-- BEGIN INFORMATION SHOWN --
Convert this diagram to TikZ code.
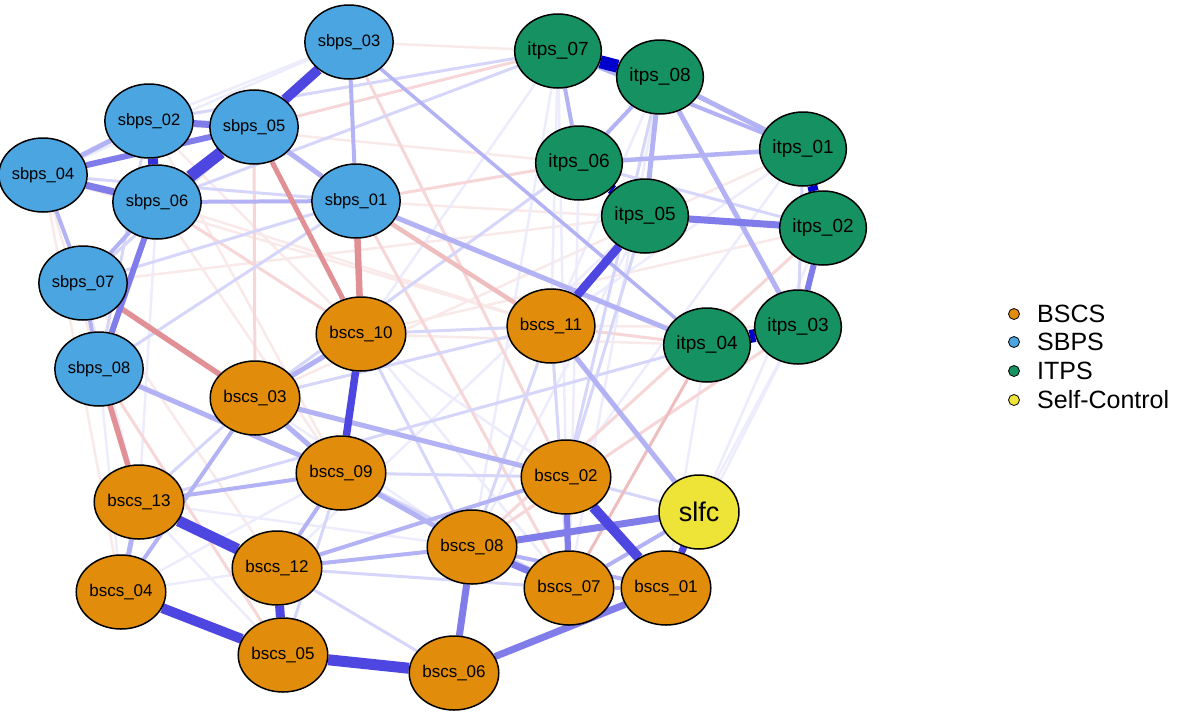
\documentclass[tikz,border=0pt]{standalone}
\usepackage{fontspec}
\setmainfont{Liberation Sans}
\usetikzlibrary{shapes.geometric,backgrounds}
\definecolor{cB}{RGB}{225,140,10}
\definecolor{cS}{RGB}{75,165,225}
\definecolor{cI}{RGB}{22,145,98}
\definecolor{cY}{RGB}{238,228,55}
\definecolor{eD}{RGB}{0,0,205}
\definecolor{eB}{RGB}{78,70,225}
\definecolor{eM}{RGB}{128,125,235}
\definecolor{eL}{RGB}{178,178,245}
\definecolor{eF}{RGB}{214,214,250}
\definecolor{eX}{RGB}{236,236,253}
\definecolor{rM}{RGB}{225,145,150}
\definecolor{rL}{RGB}{238,190,190}
\definecolor{rF}{RGB}{246,214,214}
\definecolor{rX}{RGB}{250,233,233}
\tikzset{
  nd/.style={ellipse, draw=black, line width=1.5pt, minimum width=80pt, minimum height=74pt, inner sep=0pt},
  bs/.style={nd, fill=cB, font=\fontsize{17}{17}\selectfont},
  sb/.style={nd, fill=cS, font=\fontsize{16.5}{16}\selectfont},
  it/.style={nd, fill=cI, font=\fontsize{19}{19}\selectfont},
  sc/.style={nd, fill=cY, font=\fontsize{27}{27}\selectfont},
  lgdot/.style={circle, draw=black, line width=0.8pt, minimum size=11pt, inner sep=0pt},
  lgtxt/.style={anchor=west, inner sep=0pt, font=\fontsize{25}{25}\selectfont},
  ed/.style={line cap=butt}
}
\begin{document}
\begin{tikzpicture}[x=1pt,y=-1pt]
\useasboundingbox (0,0) rectangle (1181,716);
% SBPS
\node[sb] (s3) at (349,42) {sbps\_03};
\node[sb] (s2) at (149,121) {sbps\_02};
\node[sb] (s5) at (254,127) {sbps\_05};
\node[sb] (s4) at (43,175) {sbps\_04};
\node[sb] (s6) at (157,202) {sbps\_06};
\node[sb] (s1) at (356,201) {sbps\_01};
\node[sb] (s7) at (83,283) {sbps\_07};
\node[sb] (s8) at (99,369) {sbps\_08};
% ITPS
\node[it] (i7) at (558,51) {itps\_07};
\node[it] (i8) at (660,77) {itps\_08};
\node[it] (i6) at (579,163) {itps\_06};
\node[it] (i1) at (803,149) {itps\_01};
\node[it] (i5) at (645,216) {itps\_05};
\node[it] (i2) at (823,228) {itps\_02};
\node[it] (i4) at (707,345) {itps\_04};
\node[it] (i3) at (798,327) {itps\_03};
% BSCS
\node[bs] (b10) at (361,334) {bscs\_10};
\node[bs] (b11) at (551,326) {bscs\_11};
\node[bs] (b3) at (255,398) {bscs\_03};
\node[bs] (b9) at (341,473) {bscs\_09};
\node[bs] (b2) at (566,477) {bscs\_02};
\node[bs] (b13) at (139,502) {bscs\_13};
\node[bs] (b8) at (472,547) {bscs\_08};
\node[bs] (b12) at (277,568) {bscs\_12};
\node[bs] (b4) at (121,592) {bscs\_04};
\node[bs] (b7) at (569,588) {bscs\_07};
\node[bs] (b1) at (666,588) {bscs\_01};
\node[bs] (b5) at (283,655) {bscs\_05};
\node[bs] (b6) at (454,673) {bscs\_06};
% Self-control
\node[sc] (sc) at (699,512) {slfc};
% legend
\node[lgdot, fill=cB] (l1) at (1014,314) {};
\node[lgdot, fill=cS] (l2) at (1014,342) {};
\node[lgdot, fill=cI] (l3) at (1014,371) {};
\node[lgdot, fill=cY] (l4) at (1014,400) {};
\node[lgtxt] (t1) at (1037,314) {BSCS};
\node[lgtxt] (t2) at (1037,342) {SBPS};
\node[lgtxt] (t3) at (1037,371) {ITPS};
\node[lgtxt] (t4) at (1037,400) {Self-Control};
\begin{pgfonlayer}{background}
% very faint
\foreach \a/\b in {s3/i7,s4/b4,s4/b13,s2/b10,s6/b11,s2/i6,s1/i2,i2/b10,i3/b11,i1/b3,s7/b12,s6/b9,i4/b10,s4/b11,s7/i5,s2/b9}
  \draw[ed, rX, line width=2.5pt] (\a) -- (\b);
\foreach \a/\b in {s2/s3,s4/s3,i7/b11,i7/b2,i7/b8,i8/b7,i6/b7,i5/b8,i1/b11,i2/b1,i3/b1,b10/b7,b3/b8,b13/b8,b4/b9,b10/b2,i5/b12,s6/b13,i8/b11,i4/b1,i3/sc,b4/b12,s8/b4,s7/b13,i1/b2,i7/b10,b13/b5}
  \draw[ed, eX, line width=2.5pt] (\a) -- (\b);
\foreach \a/\b in {s5/i7,s1/i6,s5/b3,s1/b7,s8/b5,b11/i4,i2/b8,s3/b2,i3/b8,s6/b10}
  \draw[ed, rF, line width=3pt] (\a) -- (\b);
\foreach \a/\b in {i6/i2,i1/i3,s4/s1,b3/b11,b10/b11,b9/b5,b12/b7,b13/b3,b9/b7,b2/sc,b10/b8,b11/b8,b11/b7,s2/i7,s6/i7,s8/s1,s7/s5,s7/s1,i6/b3,i4/b13,s2/s8,i8/b2,i5/b2,b12/b6,b9/b2}
  \draw[ed, eF, line width=3pt] (\a) -- (\b);
\draw[ed, rL, line width=4.5pt] (s1) -- (b11);
\draw[ed, rL, line width=3pt] (i4) -- (b7);
% light
\foreach \a/\b/\w in {i8/i1/5,i7/i1/4,i8/i3/5,i8/i5/5,i8/i6/4,i7/i6/4,i6/i1/4.5,s1/i4/5,b11/sc/5,s8/b9/5,b3/b9/5,b3/b2/5,b3/b10/5,b9/b8/5,b9/b12/4,b12/b8/4,b12/b2/4,b13/b9/4,b13/b4/5,b4/b3/4,b8/b1/4,b7/sc/4,b7/b1/4,s5/s1/5,s3/s1/4,s4/s2/5,s7/s8/4,s4/s7/4,s6/s1/4,s3/i4/3.5,s6/s7/4}
  \draw[ed, eL, line width=\w pt] (\a) -- (\b);
% red medium
\draw[ed, rM, line width=6.5pt] (s1) -- (b10);
\draw[ed, rM, line width=5pt] (s5) -- (b10);
\draw[ed, rM, line width=5.5pt] (s7) -- (b3);
\draw[ed, rM, line width=5.5pt] (s8) -- (b13);
% medium
\foreach \a/\b/\w in {s2/s5/7,s4/s6/7,s4/s5/6,i5/i2/7,b6/b1/7,b8/sc/7,b8/b6/7,b2/b7/6,b8/b7/7,s6/s8/6,i2/i3/6}
  \draw[ed, eM, line width=\w pt] (\a) -- (\b);
% strong
\foreach \a/\b/\w in {s5/s6/12,s3/s5/10,b13/b12/11,b12/b5/9,b4/b5/10,b5/b6/11,b2/b1/10,b11/i5/8.5,b10/b9/7.5,sc/b1/7}
  \draw[ed, eB, line width=\w pt] (\a) -- (\b);
\draw[ed, eB!70!eD, line width=10pt] (s2) -- (s6);
\foreach \a/\b/\w in {i7/i8/13,i1/i2/10,i6/i5/10,i4/i3/13}
  \draw[ed, eD, line width=\w pt] (\a) -- (\b);
\end{pgfonlayer}
\end{tikzpicture}
\end{document}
-- END INFORMATION SHOWN --
### [PROMPT]
Produce an exact copy of each line of data, skipping embedded images.

### [FULL OUTPUT]
Convert this diagram to TikZ code.
\documentclass[tikz,border=0pt]{standalone}
\usepackage{fontspec}
\setmainfont{Liberation Sans}
\usetikzlibrary{shapes.geometric,backgrounds}
\definecolor{cB}{RGB}{225,140,10}
\definecolor{cS}{RGB}{75,165,225}
\definecolor{cI}{RGB}{22,145,98}
\definecolor{cY}{RGB}{238,228,55}
\definecolor{eD}{RGB}{0,0,205}
\definecolor{eB}{RGB}{78,70,225}
\definecolor{eM}{RGB}{128,125,235}
\definecolor{eL}{RGB}{178,178,245}
\definecolor{eF}{RGB}{214,214,250}
\definecolor{eX}{RGB}{236,236,253}
\definecolor{rM}{RGB}{225,145,150}
\definecolor{rL}{RGB}{238,190,190}
\definecolor{rF}{RGB}{246,214,214}
\definecolor{rX}{RGB}{250,233,233}
\tikzset{
  nd/.style={ellipse, draw=black, line width=1.5pt, minimum width=80pt, minimum height=74pt, inner sep=0pt},
  bs/.style={nd, fill=cB, font=\fontsize{17}{17}\selectfont},
  sb/.style={nd, fill=cS, font=\fontsize{16.5}{16}\selectfont},
  it/.style={nd, fill=cI, font=\fontsize{19}{19}\selectfont},
  sc/.style={nd, fill=cY, font=\fontsize{27}{27}\selectfont},
  lgdot/.style={circle, draw=black, line width=0.8pt, minimum size=11pt, inner sep=0pt},
  lgtxt/.style={anchor=west, inner sep=0pt, font=\fontsize{25}{25}\selectfont},
  ed/.style={line cap=butt}
}
\begin{document}
\begin{tikzpicture}[x=1pt,y=-1pt]
\useasboundingbox (0,0) rectangle (1181,716);
% SBPS
\node[sb] (s3) at (349,42) {sbps\_03};
\node[sb] (s2) at (149,121) {sbps\_02};
\node[sb] (s5) at (254,127) {sbps\_05};
\node[sb] (s4) at (43,175) {sbps\_04};
\node[sb] (s6) at (157,202) {sbps\_06};
\node[sb] (s1) at (356,201) {sbps\_01};
\node[sb] (s7) at (83,283) {sbps\_07};
\node[sb] (s8) at (99,369) {sbps\_08};
% ITPS
\node[it] (i7) at (558,51) {itps\_07};
\node[it] (i8) at (660,77) {itps\_08};
\node[it] (i6) at (579,163) {itps\_06};
\node[it] (i1) at (803,149) {itps\_01};
\node[it] (i5) at (645,216) {itps\_05};
\node[it] (i2) at (823,228) {itps\_02};
\node[it] (i4) at (707,345) {itps\_04};
\node[it] (i3) at (798,327) {itps\_03};
% BSCS
\node[bs] (b10) at (361,334) {bscs\_10};
\node[bs] (b11) at (551,326) {bscs\_11};
\node[bs] (b3) at (255,398) {bscs\_03};
\node[bs] (b9) at (341,473) {bscs\_09};
\node[bs] (b2) at (566,477) {bscs\_02};
\node[bs] (b13) at (139,502) {bscs\_13};
\node[bs] (b8) at (472,547) {bscs\_08};
\node[bs] (b12) at (277,568) {bscs\_12};
\node[bs] (b4) at (121,592) {bscs\_04};
\node[bs] (b7) at (569,588) {bscs\_07};
\node[bs] (b1) at (666,588) {bscs\_01};
\node[bs] (b5) at (283,655) {bscs\_05};
\node[bs] (b6) at (454,673) {bscs\_06};
% Self-control
\node[sc] (sc) at (699,512) {slfc};
% legend
\node[lgdot, fill=cB] (l1) at (1014,314) {};
\node[lgdot, fill=cS] (l2) at (1014,342) {};
\node[lgdot, fill=cI] (l3) at (1014,371) {};
\node[lgdot, fill=cY] (l4) at (1014,400) {};
\node[lgtxt] (t1) at (1037,314) {BSCS};
\node[lgtxt] (t2) at (1037,342) {SBPS};
\node[lgtxt] (t3) at (1037,371) {ITPS};
\node[lgtxt] (t4) at (1037,400) {Self-Control};
\begin{pgfonlayer}{background}
% very faint
\foreach \a/\b in {s3/i7,s4/b4,s4/b13,s2/b10,s6/b11,s2/i6,s1/i2,i2/b10,i3/b11,i1/b3,s7/b12,s6/b9,i4/b10,s4/b11,s7/i5,s2/b9}
  \draw[ed, rX, line width=2.5pt] (\a) -- (\b);
\foreach \a/\b in {s2/s3,s4/s3,i7/b11,i7/b2,i7/b8,i8/b7,i6/b7,i5/b8,i1/b11,i2/b1,i3/b1,b10/b7,b3/b8,b13/b8,b4/b9,b10/b2,i5/b12,s6/b13,i8/b11,i4/b1,i3/sc,b4/b12,s8/b4,s7/b13,i1/b2,i7/b10,b13/b5}
  \draw[ed, eX, line width=2.5pt] (\a) -- (\b);
\foreach \a/\b in {s5/i7,s1/i6,s5/b3,s1/b7,s8/b5,b11/i4,i2/b8,s3/b2,i3/b8,s6/b10}
  \draw[ed, rF, line width=3pt] (\a) -- (\b);
\foreach \a/\b in {i6/i2,i1/i3,s4/s1,b3/b11,b10/b11,b9/b5,b12/b7,b13/b3,b9/b7,b2/sc,b10/b8,b11/b8,b11/b7,s2/i7,s6/i7,s8/s1,s7/s5,s7/s1,i6/b3,i4/b13,s2/s8,i8/b2,i5/b2,b12/b6,b9/b2}
  \draw[ed, eF, line width=3pt] (\a) -- (\b);
\draw[ed, rL, line width=4.5pt] (s1) -- (b11);
\draw[ed, rL, line width=3pt] (i4) -- (b7);
% light
\foreach \a/\b/\w in {i8/i1/5,i7/i1/4,i8/i3/5,i8/i5/5,i8/i6/4,i7/i6/4,i6/i1/4.5,s1/i4/5,b11/sc/5,s8/b9/5,b3/b9/5,b3/b2/5,b3/b10/5,b9/b8/5,b9/b12/4,b12/b8/4,b12/b2/4,b13/b9/4,b13/b4/5,b4/b3/4,b8/b1/4,b7/sc/4,b7/b1/4,s5/s1/5,s3/s1/4,s4/s2/5,s7/s8/4,s4/s7/4,s6/s1/4,s3/i4/3.5,s6/s7/4}
  \draw[ed, eL, line width=\w pt] (\a) -- (\b);
% red medium
\draw[ed, rM, line width=6.5pt] (s1) -- (b10);
\draw[ed, rM, line width=5pt] (s5) -- (b10);
\draw[ed, rM, line width=5.5pt] (s7) -- (b3);
\draw[ed, rM, line width=5.5pt] (s8) -- (b13);
% medium
\foreach \a/\b/\w in {s2/s5/7,s4/s6/7,s4/s5/6,i5/i2/7,b6/b1/7,b8/sc/7,b8/b6/7,b2/b7/6,b8/b7/7,s6/s8/6,i2/i3/6}
  \draw[ed, eM, line width=\w pt] (\a) -- (\b);
% strong
\foreach \a/\b/\w in {s5/s6/12,s3/s5/10,b13/b12/11,b12/b5/9,b4/b5/10,b5/b6/11,b2/b1/10,b11/i5/8.5,b10/b9/7.5,sc/b1/7}
  \draw[ed, eB, line width=\w pt] (\a) -- (\b);
\draw[ed, eB!70!eD, line width=10pt] (s2) -- (s6);
\foreach \a/\b/\w in {i7/i8/13,i1/i2/10,i6/i5/10,i4/i3/13}
  \draw[ed, eD, line width=\w pt] (\a) -- (\b);
\end{pgfonlayer}
\end{tikzpicture}
\end{document}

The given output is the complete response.